The ‘Pie certainly knows what two of the most senior LNP figures in Queensland think of it.

Both spoke on the agreement that they won’t be identified (but Ewen, you’ll know who they are soon enough), one bluntly suggesting ‘Ewen is an idiot’ and the other suggesting the Facebook entry alone was ‘political amateur hour’.

Many councilors were outraged, but just one was happy to speak out. Vern Veitch, as previously mentioned in the running to be an all powerful deputy mayor, said ‘ We have supported Ewen in the past, but that support has to be withdrawn because he clearly doesn’t support us’. ‘Us’ is the council conservatives. That would include Natalie Marr.

And among the others who did even more than Ms Marr, The ‘Pie wonders what the major fundraisers like the Blom family, and possibly the Lane family – and all their valuable northern beaches community contacts – make of this base betrayal.

The ‘Pie hears some have been so angered that they vow they’ll never vote for you again, Ewen. Don’t believe The ‘Pie? Well, just ring them and see what they have to say.  

And you’re Facebook traffic just might increase, too, although not all in the negative  - conservatives have their knuckle-draggers too, but most of them aren’t elected.

Ewen, join the Dolt of the Month club.  You’ve got all the political nous of a stale, over-iced doughnut and you exhibit all the characteristics of man's best friend, bar one. Loyalty.

Understand this, old son. When individuals and a party put in not just time and money but trust to get your ever expanding arse down to a financially featherdowned seat in Canberra, you might think you’d have some obligation to them of loyalty. Hope you don’t have a round of golf or so with any Labor, Green or (shudder) independent members down there with whom you might become friends.  Because what follows? We know you believe that friendship leaves politics a distant last in the loyalty stakes.

Even in the doubtful circumstance you are heartily ashamed of this base and dopey behavior, it’s too late to be contrite; you may have been instrumental in denying a hard working and  dedicated conservative councillor a well deserved and well earned place in our affairs.

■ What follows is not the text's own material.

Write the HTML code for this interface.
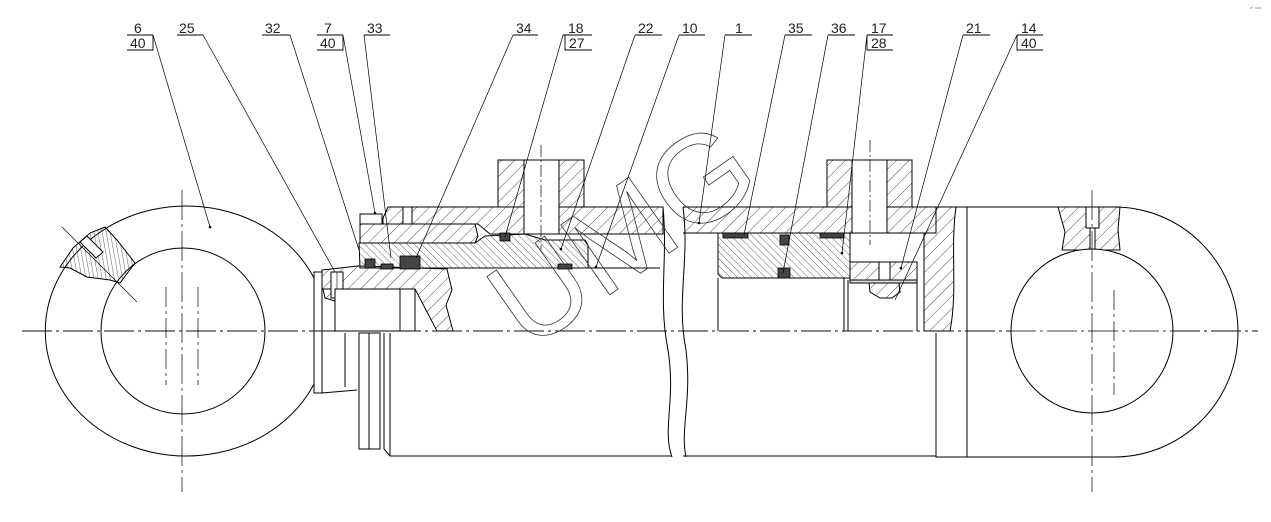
<!DOCTYPE html>
<html><head><meta charset="utf-8"><style>
html,body{margin:0;padding:0;background:#fff;}
svg{display:block;}
text{font-family:"Liberation Sans",sans-serif;}
</style></head><body>
<svg width="1271" height="522" viewBox="0 0 1271 522" xmlns="http://www.w3.org/2000/svg">
<defs>
<pattern id="hb" patternUnits="userSpaceOnUse" width="9" height="9" patternTransform="rotate(45)"><line x1="0" y1="0" x2="0" y2="9" stroke="#000" stroke-width="0.7"/></pattern>
<pattern id="hf" patternUnits="userSpaceOnUse" width="5" height="5" patternTransform="rotate(-45)"><line x1="0" y1="0" x2="0" y2="5" stroke="#000" stroke-width="0.6"/></pattern>
<pattern id="hv" patternUnits="userSpaceOnUse" width="4" height="4" patternTransform="rotate(-10)"><line x1="0" y1="0" x2="0" y2="4" stroke="#000" stroke-width="0.6"/></pattern>
</defs>
<g fill="none" stroke="#000" stroke-width="1">
<line x1="22" y1="331" x2="1258" y2="331" stroke-dasharray="30,4,3,4" stroke-width="0.8"/>
<path d="M314,278 A141,125 0 1 0 314,384"/>
<ellipse cx="183" cy="331" rx="82" ry="83"/>
<line x1="182" y1="190" x2="182" y2="492" stroke-dasharray="30,4,3,4" stroke-width="0.7"/>
<line x1="166" y1="287" x2="166" y2="385" stroke-dasharray="20,4,3,4" stroke-width="0.7"/>
<line x1="198" y1="287" x2="198" y2="385" stroke-dasharray="20,4,3,4" stroke-width="0.7"/>
<path d="M60,267 L73,248 L90,233 L105,227 L117,240 L135,263 L120,283 L110,280 L87,277 L70,268 Z" fill="url(#hv)"/>
<line x1="62" y1="227" x2="137" y2="302" stroke-width="0.7"/>
<path d="M80,242 L87,236 L103,252 L96,258 Z" fill="#fff"/>
<rect x="314" y="272" width="8" height="121"/>
<path d="M322,331 L322,393 M345,333 L345,387 M322,393 L357,390"/>
<path d="M322,270 L358,266 L447,269 L452,290 L446,305 L453,331 L437,331 L415,289 L322,289 Z" fill="url(#hb)"/>
<path d="M323,289 L347,289 L345,298 L335,301 L325,298 Z" fill="url(#hb)"/>
<rect x="331" y="272" width="12" height="26" fill="#fff"/>
<line x1="337" y1="272" x2="337" y2="300" stroke-width="0.6"/>
<rect x="335" y="289" width="80" height="42" fill="#fff"/>
<line x1="400" y1="289" x2="400" y2="331"/>
<rect x="359" y="333" width="21" height="116"/>
<line x1="369" y1="333" x2="369" y2="449"/>
<path d="M384,333 L384,449 L390,456 L672,456 M390,333 L390,456"/>
<path d="M383,218 L388,207 L663,207 L663,234 L490,234 L478,224 L383,224 Z" fill="url(#hb)"/>
<rect x="498" y="160" width="86" height="47" fill="url(#hb)"/>
<rect x="524" y="160" width="35" height="74" fill="#fff"/>
<line x1="541" y1="145" x2="541" y2="250" stroke-dasharray="12,3,2,3" stroke-width="0.7"/>
<rect x="360" y="214" width="22" height="10" fill="#fff"/>
<path d="M360,224 L475,224 L478,236 L475,243 L360,243 Z" fill="url(#hb)"/>
<rect x="403" y="207" width="9" height="17" fill="#fff"/>
<path d="M359,243 L475,243 L485,236 L525,234 L545,240 L585,240 L588,245 L588,268 L360,268 Z" fill="url(#hf)"/>
<line x1="588" y1="268" x2="660" y2="268"/>
<g fill="#444" stroke="#000" stroke-width="0.8">
<rect x="365" y="259" width="10" height="9"/>
<rect x="381" y="264" width="12" height="5"/>
<rect x="400" y="256" width="20" height="13"/>
<rect x="500" y="233" width="10" height="8"/>
<rect x="558" y="264" width="14" height="5"/>
</g>
<path d="M683,207 L936,207 M683,233 L936,233"/>
<rect x="683" y="207" width="253" height="26" fill="url(#hb)" stroke="none"/>
<path d="M663,207 C668,260 658,300 668,350 C676,400 662,430 672,457" />
<path d="M683,207 C690,260 676,300 686,350 C692,400 680,430 686,457" />
<path d="M683,456 L936,456"/>
<rect x="827" y="160" width="85" height="47" fill="url(#hb)"/>
<rect x="852" y="160" width="35" height="73" fill="#fff"/>
<line x1="870" y1="140" x2="870" y2="245" stroke-dasharray="12,3,2,3" stroke-width="0.7"/>
<path d="M718,233 L850,233 L850,278 L722,278 L718,274 Z" fill="url(#hf)"/>
<g fill="#444" stroke-width="0.8">
<rect x="723" y="233" width="25" height="5"/>
<rect x="820" y="233" width="24" height="5"/>
<rect x="780" y="235" width="9" height="10"/>
<rect x="778" y="268" width="12" height="10"/>
</g>
<line x1="718" y1="278" x2="718" y2="331"/>
<line x1="844" y1="278" x2="844" y2="331"/>
<line x1="848" y1="280" x2="848" y2="331"/>
<rect x="850" y="262" width="67" height="18" fill="url(#hb)"/>
<rect x="879" y="262" width="11" height="18" fill="#fff"/>
<rect x="850" y="280" width="67" height="3" fill="#ddd"/>
<path d="M869,283 L899,283 L900,292 L892,298 L880,298 L870,292 Z" fill="url(#hb)"/>
<line x1="917" y1="283" x2="917" y2="331"/>
<path d="M936,207 L956,207 C950,250 958,290 950,331 L924,331 L924,233 L936,233 Z" fill="url(#hb)"/>
<line x1="967" y1="207" x2="967" y2="457"/>
<path d="M956,207 L1114,207 A124,125 0 0 1 1114,457 L936,457 L936,333"/>
<path d="M1058,207 L1120,207 L1118,230 L1120,250 L1062,250 L1065,232 Z" fill="url(#hb)"/>
<rect x="1086" y="207" width="13" height="21" fill="#fff"/>
<rect x="1090" y="228" width="5" height="22" fill="#fff"/>
<ellipse cx="1092" cy="331" rx="81" ry="82" fill="#fff"/>
<line x1="1092" y1="190" x2="1092" y2="492" stroke-dasharray="30,4,3,4" stroke-width="0.7"/>
<line x1="1114" y1="290" x2="1114" y2="395" stroke-dasharray="20,4,3,4" stroke-width="0.7"/>
<line x1="22" y1="331" x2="1258" y2="331" stroke-dasharray="30,4,3,4" stroke-width="0.8"/>
<text x="528" y="352" transform="rotate(-35 528 352)" font-size="124" fill="none" stroke="#333" stroke-width="0.8">UMG</text>
<g stroke-width="0.7">
<path d="M153,35 L210,227 M203,35 L335,272 M290,35 L359,250 M343,35 L375,213 M364,35 L391,258"/>
<path d="M513,35 L416,258 M563,35 L505,237 M635,35 L561,249 M679,35 L596,267"/>
<path d="M725,35 L699,223 M785,35 L744,235 M828,35 L783,273 M867,35 L842,253 M963,35 L901,268 M1017,35 L895,300"/>
</g>
<g stroke-width="0.9">
<path d="M127,35 H153 M127,50 H153 V35 M177,35 H203 M262,35 H290 M317,35 H343 M317,50 H343 V35 M364,35 H390"/>
<path d="M513,35 H538 M563,35 H592 M565,35 V50 H592 M635,35 H662 M679,35 H705"/>
<path d="M725,35 H752 M785,35 H812 M828,35 H855 M867,35 H893 M867,35 V50 H893 M963,35 H990 M1017,35 H1043 M1017,35 V50 H1043"/>
</g>
</g>
<g fill="#222" font-size="14">
<text x="134" y="33">6</text><text x="130" y="48">40</text>
<text x="179" y="33">25</text>
<text x="265" y="33">32</text>
<text x="324" y="33">7</text><text x="320" y="48">40</text>
<text x="367" y="33">33</text>
<text x="516" y="33">34</text>
<text x="568" y="33">18</text><text x="569" y="48">27</text>
<text x="638" y="33">22</text>
<text x="682" y="33">10</text>
<text x="735" y="33">1</text>
<text x="788" y="33">35</text>
<text x="831" y="33">36</text>
<text x="871" y="33">17</text><text x="871" y="48">28</text>
<text x="966" y="33">21</text>
<text x="1021" y="33">14</text><text x="1021" y="48">40</text>
</g>
<g fill="#000">
<circle cx="210" cy="227" r="1.3"/><circle cx="375" cy="213" r="1.3"/><circle cx="561" cy="249" r="1.3"/><circle cx="596" cy="267" r="1.3"/><circle cx="699" cy="223" r="1.3"/><circle cx="842" cy="253" r="1.3"/><circle cx="901" cy="268" r="1.3"/>
</g>
<text x="1250" y="9" font-size="4" fill="#888">a² aaa</text>
</svg>
</body></html>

This is one time The ‘Pie wished you were a Labor MP, because for a low stunt like this, you would be turfed out of the party and dis-endorsed immediately – a move one would doubt that the LNP has either the guts or the ethical will to do, given the ticklish times in the capital.

You can bet many conservatives, especially in the northern suburbs, will be waiting for you with baseball bats come the next federal poll – which may just be too soon for anyone to forget.

Hang your head in shame, Ewen Jones. 


  1. I came down from the northern beaches to help Natalie and was astounded to hear that Ewen was helping an independant against one of ours.

  2. Agreed the Facebook stunt was stupid. However Dale and his team constantly made the point they were Indepenant and not affiliated with the LNP, I personally heard that several times.
    I'm curious as to who Pat gave his preferences to. Was it Natalie?
    Ideally though Ewen should have stayed out of the whole thing

  3. What a dolt. However, not entirely unexpected. I have reliable information that he was the fourth, possibly fifth, person approached to run for the LNP after Peter L retired. (actually, he was not approached - he stuck his hand up when attempts to find a candidate became desperate). The other potential candidates badly misread the mood of the electorate at the time. They underestimated the profound loathing that most people held for Mooney and the deep indignation felt over Joolya's cowardly knifing of KRudd (I don't care what Johnny Howard says - he would have lost that election) The LNP campaign in Herbert was lacklustre and pessimistic to say the least. There was a general feeling in the air at LNP HQ that Ewan boy was the sacrifial lamb and in for a flogging. His own appearances in the run-up were shambolic and downright cringeworthy. Since his unanticipated election he has bumbled and fumbled along without leaving a footprint. Genial he may be, but for all his ego and bluster he is simply not up to the job. 'Pie, he would be totally mystified by your comments - he lacks the necessary insight and moral orientation to appreciate how downright dumb he has been. The accidental fool.

  4. What a result! A hard worker like Marr gets the brush and Parsons, Blom and Walker get rewarded by we ratepayers for doing nothing. I suppose that if there is a silver lining to this "dark cloud" hanging over the city it's that Jenny Hill might make the slack LNP councillors at least pretend to earn their pay - and insist on Walker answering his phone and returning calls. But at the end of the day this new Townsville Council would have to be the worst line-up in Australia and reflects very badly indeed on the city and its residents (who must have voted for them).
    PS: Better proof read your copy Magpie - a lot of typos (no pun intended) in there this week!

  5. Always astonishing. Always entertaining.

  6. Oh Pie, what an illustrious piece of commentary on local politics, yet somehow still so partisan and contrived. If Jenny Hill should come out and say she's aligned with Labor, shouldn't Dale and his "conservative" mates do likewise re their LIberal affiliations? It doesn't matter how often/differently you spin it, it was a thrashing. On the back of Cando and with the power of incumbency (let alone generous funding from a local builder), Team Last ably demonstrated they couldn't win a chook raffle, let alone an election. As for Vern, heaven help us. Only the weight of Tory mansions on the hill got him over the line.

  7. Jesus wept! I thought Townsvillagers had more collective nous than to elect another potentially dysfunctional council.
    As for Ewen Jones, isn't he just following in the footsteps of the numerous boofheads who have represented North Queensland electorates over many years?